I heard it again just yesterday. We now homeschool our children and the joy of homeschooling is that we find people who are open and understanding. They work well with a variety of personalities and parenting styles. Our sons’ drama teacher is exuberant and wonderful. Yesterday was a day of performing the skits they had been working on for a few weeks. A very non threatening environment, just a rug in the room they normally play and perform in. Only 4 other moms in the room, but suddenly this child who has a sign over his head, he froze and hid under my chair. The plays went on and I enjoyed the spot light on my younger son for a change.
It was after the wrap up.
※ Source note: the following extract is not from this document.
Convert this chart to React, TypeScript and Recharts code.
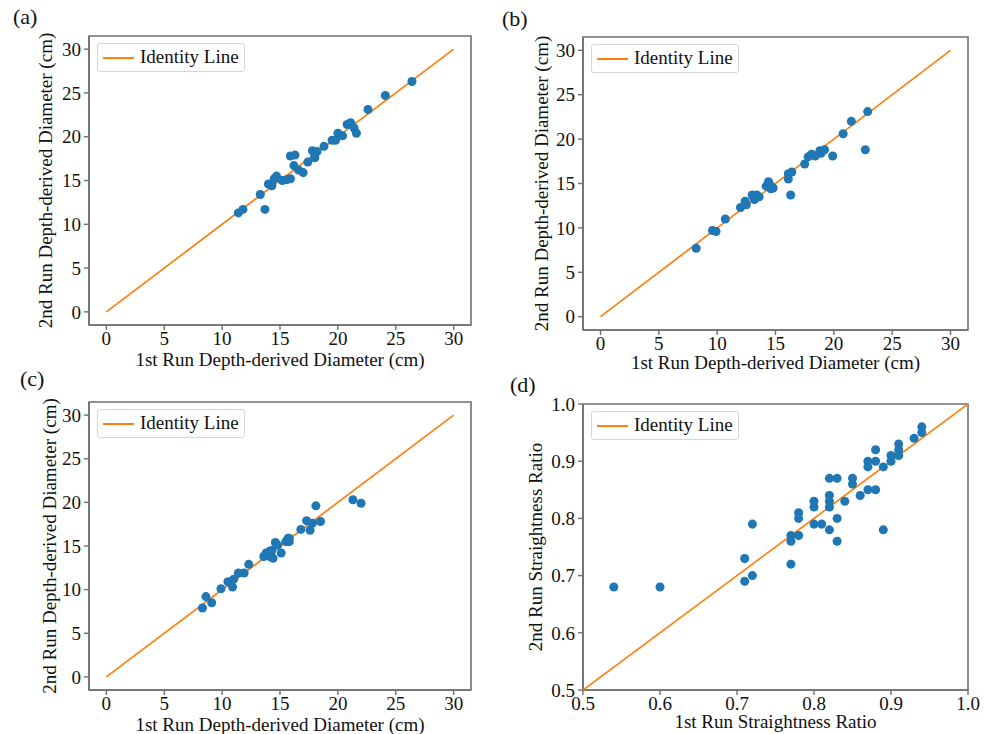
import {
  Legend,
  ReferenceArea,
  Scatter,
  ScatterChart,
  XAxis,
  YAxis,
  ZAxis,
} from 'recharts'

// (a) run-to-run depth-derived diameters, cm
const A_RUN1 = [11.4, 11.8, 13.3, 13.7, 14.0, 14.3, 14.5, 14.7, 15.2, 15.6, 15.9, 15.9, 16.3, 16.2, 16.6, 17.0, 17.4, 17.8, 18.0, 18.2, 18.0, 18.8, 19.5, 19.8, 20.0, 20.4, 20.8, 21.1, 21.4, 21.6, 22.6, 24.1, 26.4]
const A_RUN2 = [11.3, 11.7, 13.4, 11.7, 14.6, 14.4, 15.2, 15.5, 15.0, 15.1, 15.2, 17.8, 17.9, 16.7, 16.2, 15.9, 17.1, 18.4, 17.6, 18.3, 17.9, 18.9, 19.6, 19.6, 20.4, 20.1, 21.4, 21.6, 21.0, 20.4, 23.1, 24.7, 26.3]

// (b)
const B_RUN1 = [8.2, 9.6, 9.9, 10.7, 12.0, 12.4, 12.5, 13.0, 13.1, 13.2, 13.4, 13.6, 14.2, 14.4, 14.5, 14.6, 14.8, 16.1, 16.1, 16.3, 16.4, 17.5, 17.8, 18.1, 18.4, 18.8, 18.9, 19.2, 19.9, 20.8, 21.5, 22.7, 22.9]
const B_RUN2 = [7.7, 9.7, 9.6, 11.0, 12.3, 13.0, 12.6, 13.7, 13.5, 13.2, 13.7, 13.5, 14.7, 15.2, 14.9, 14.4, 14.5, 15.5, 16.1, 13.7, 16.3, 17.2, 18.0, 18.3, 18.1, 18.7, 18.4, 18.8, 18.1, 20.6, 22.0, 18.8, 23.1]

// (c)
const C_RUN1 = [8.3, 8.6, 9.1, 9.9, 10.5, 10.9, 11.0, 11.4, 11.9, 12.3, 13.6, 13.8, 13.9, 14.1, 14.1, 14.3, 14.4, 14.6, 14.8, 15.1, 15.5, 15.7, 15.8, 15.8, 16.8, 17.3, 17.6, 17.8, 18.1, 18.5, 21.3, 22.0]
const C_RUN2 = [7.9, 9.2, 8.5, 10.1, 10.9, 10.3, 11.2, 11.9, 11.9, 12.9, 13.8, 14.2, 14.0, 13.8, 14.4, 14.5, 13.6, 15.4, 15.1, 14.2, 15.5, 15.9, 15.5, 15.9, 16.9, 17.9, 16.8, 17.6, 19.6, 17.8, 20.3, 19.9]

// (d) straightness ratio
const D_RUN1 = [0.54, 0.60, 0.71, 0.71, 0.72, 0.72, 0.77, 0.77, 0.77, 0.78, 0.78, 0.78, 0.80, 0.80, 0.80, 0.81, 0.82, 0.82, 0.82, 0.82, 0.82, 0.83, 0.83, 0.83, 0.84, 0.85, 0.85, 0.86, 0.87, 0.87, 0.87, 0.88, 0.88, 0.88, 0.89, 0.89, 0.90, 0.90, 0.91, 0.91, 0.91, 0.93, 0.94, 0.94]
const D_RUN2 = [0.68, 0.68, 0.73, 0.69, 0.79, 0.70, 0.77, 0.76, 0.72, 0.81, 0.80, 0.77, 0.83, 0.82, 0.79, 0.79, 0.87, 0.84, 0.83, 0.82, 0.78, 0.87, 0.80, 0.76, 0.83, 0.87, 0.86, 0.84, 0.90, 0.89, 0.85, 0.92, 0.90, 0.85, 0.89, 0.78, 0.91, 0.90, 0.93, 0.92, 0.91, 0.94, 0.96, 0.95]

const DIAM_TICKS = [0, 5, 10, 15, 20, 25, 30]
const RATIO_TICKS = [0.5, 0.6, 0.7, 0.8, 0.9, 1.0]
const DIAM_IDENTITY = [0, 30]
const RATIO_IDENTITY = [0.5, 1.0]

const DIAM_X_LABEL = '1st Run Depth-derived Diameter (cm)'
const DIAM_Y_LABEL = '2nd Run Depth-derived Diameter (cm)'
const RATIO_X_LABEL = '1st Run Straightness Ratio'
const RATIO_Y_LABEL = '2nd Run Straightness Ratio'

const BLUE = '#1f77b4'
const ORANGE = '#ff7f0e'
const SPINE = '#707070'
const FONT = "'Liberation Serif', 'Times New Roman', serif"
const FS = 19

const pairs = (xs: number[], ys: number[]) => xs.map((x, i) => ({ x, y: ys[i] }))

function IdentityLegend() {
  return (
    <div
      style={{
        width: 146,
        height: 27,
        border: '1px solid #d6d6d6',
        borderRadius: 3,
        background: 'rgba(255,255,255,0.85)',
        position: 'relative',
        fontFamily: FONT,
        fontSize: FS,
        color: '#111',
      }}
    >
      <span style={{ position: 'absolute', left: 5, top: 12.5, width: 31, height: 0, borderTop: `2px solid ${ORANGE}` }} />
      <span style={{ position: 'absolute', left: 42, top: 2, lineHeight: '22px' }}>Identity Line</span>
    </div>
  )
}

interface PanelProps {
  tag: string
  left: number
  top: number
  width: number
  height: number
  plot: [number, number, number, number] // l, t, r, b in page px
  domain: [number, number]
  ticks: number[]
  identity: number[]
  points: { x: number; y: number }[]
  xLabel: string
  yLabel: string
  xLabelGap: number // plot bottom -> label baseline
  yLabelBase: number // absolute x of rotated label baseline
  tagPos: [number, number]
  decimals?: number
}

function Panel(p: PanelProps) {
  const [pl, pt, pr, pb] = p.plot
  const yw = pl - p.left
  const xh = p.top + p.height - pb
  const fmt = (v: number) => (p.decimals ? v.toFixed(p.decimals) : `${v}`)
  const tick = { fontSize: FS, fill: '#111', fontFamily: FONT }
  return (
    <>
      <div style={{ position: 'absolute', left: p.tagPos[0], top: p.tagPos[1], fontFamily: FONT, fontSize: 22, lineHeight: '22px', color: '#111' }}>
        {p.tag}
      </div>
      <div style={{ position: 'absolute', left: p.left, top: p.top }}>
        <ScatterChart
          width={p.width}
          height={p.height}
          margin={{ top: pt - p.top, right: p.left + p.width - pr, bottom: 0, left: 0 }}
          style={{ fontFamily: FONT }}
        >
          <XAxis
            type="number"
            dataKey="x"
            domain={p.domain}
            ticks={p.ticks}
            tickFormatter={fmt}
            allowDataOverflow
            height={xh}
            tick={tick}
            tickSize={5}
            tickMargin={2}
            tickLine={{ stroke: SPINE, strokeWidth: 1.4 }}
            axisLine={{ stroke: SPINE, strokeWidth: 1.6 }}
            label={{ value: p.xLabel, position: 'insideBottom', offset: xh - p.xLabelGap, style: { fontSize: FS, fill: '#111', fontFamily: FONT } }}
          />
          <YAxis
            type="number"
            dataKey="y"
            domain={p.domain}
            ticks={p.ticks}
            tickFormatter={fmt}
            allowDataOverflow
            width={yw}
            tick={tick}
            tickSize={5}
            tickMargin={3}
            tickLine={{ stroke: SPINE, strokeWidth: 1.4 }}
            axisLine={{ stroke: SPINE, strokeWidth: 1.6 }}
            label={{
              value: p.yLabel,
              angle: -90,
              position: 'insideLeft',
              offset: p.yLabelBase - p.left - FS * 0.355,
              style: { textAnchor: 'middle', fontSize: FS, fill: '#111', fontFamily: FONT },
            }}
          />
          <ZAxis range={[38, 38]} />
          <ReferenceArea
            x1={p.domain[0]}
            x2={p.domain[1]}
            y1={p.domain[0]}
            y2={p.domain[1]}
            fill="none"
            stroke={SPINE}
            strokeWidth={1.6}
            ifOverflow="visible"
          />
          <Scatter
            name="Identity Line"
            data={pairs(p.identity, p.identity)}
            line={{ stroke: ORANGE, strokeWidth: 1.7 }}
            shape={() => <g />}
            isAnimationActive={false}
          />
          <Scatter data={p.points} fill={BLUE} legendType="none" isAnimationActive={false} />
          <Legend
            layout="horizontal"
            verticalAlign="middle"
            content={<IdentityLegend />}
            wrapperStyle={{ left: pl - p.left + 8, top: pt - p.top + 7, width: 148, height: 29 }}
          />
        </ScatterChart>
      </div>
    </>
  )
}

export default function App() {
  return (
    <div style={{ position: 'absolute', left: 0, top: 0, width: 986, height: 734, background: '#fff', overflow: 'hidden' }}>
      <Panel
        tag="(a)"
        left={0}
        top={0}
        width={490}
        height={374}
        plot={[89, 36, 471, 325]}
        domain={[-1.5, 31.5]}
        ticks={DIAM_TICKS}
        identity={DIAM_IDENTITY}
        points={pairs(A_RUN1, A_RUN2)}
        xLabel={DIAM_X_LABEL}
        yLabel={DIAM_Y_LABEL}
        xLabelGap={41}
        yLabelBase={52}
        tagPos={[13, 6]}
      />
      <Panel
        tag="(b)"
        left={490}
        top={0}
        width={496}
        height={376}
        plot={[583, 37, 968, 330]}
        domain={[-1.5, 31.5]}
        ticks={DIAM_TICKS}
        identity={DIAM_IDENTITY}
        points={pairs(B_RUN1, B_RUN2)}
        xLabel={DIAM_X_LABEL}
        yLabel={DIAM_Y_LABEL}
        xLabelGap={39}
        yLabelBase={548}
        tagPos={[502, 8]}
      />
      <Panel
        tag="(c)"
        left={0}
        top={366}
        width={490}
        height={368}
        plot={[89, 402, 471, 690]}
        domain={[-1.5, 31.5]}
        ticks={DIAM_TICKS}
        identity={DIAM_IDENTITY}
        points={pairs(C_RUN1, C_RUN2)}
        xLabel={DIAM_X_LABEL}
        yLabel={DIAM_Y_LABEL}
        xLabelGap={40.5}
        yLabelBase={56}
        tagPos={[20, 368]}
      />
      <Panel
        tag="(d)"
        left={490}
        top={366}
        width={496}
        height={368}
        plot={[583, 404, 968, 690]}
        domain={[0.5, 1.0]}
        ticks={RATIO_TICKS}
        identity={RATIO_IDENTITY}
        points={pairs(D_RUN1, D_RUN2)}
        xLabel={RATIO_X_LABEL}
        yLabel={RATIO_Y_LABEL}
        xLabelGap={37.5}
        yLabelBase={542}
        tagPos={[510, 374]}
        decimals={1}
      />
    </div>
  )
}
The children all bundled up leaving and the moms saying their appreciations to the teacher that I heard it. I expected a brief comment on the change in temperament from the usual class clown to the turtle in his shell under my chair child. But out it came, and it took me aback, and I watched the face of another mother, who maybe knows these secrets I keep. With a small smile on her face she stepped back and allowed for a more private conversation.
It is a double edged sword these words, this reality I know:
It is always, and always will be, followed by a disclaimer, a warning, a concern. It is an verb that predicates his being, his actions . . . my child.
I hear it. I know it on some level. It is never said without a follow up. I live it, I love him and I see him as a child not for the neuron connections he does have, and those he lacks, but he is mine, smarts and all!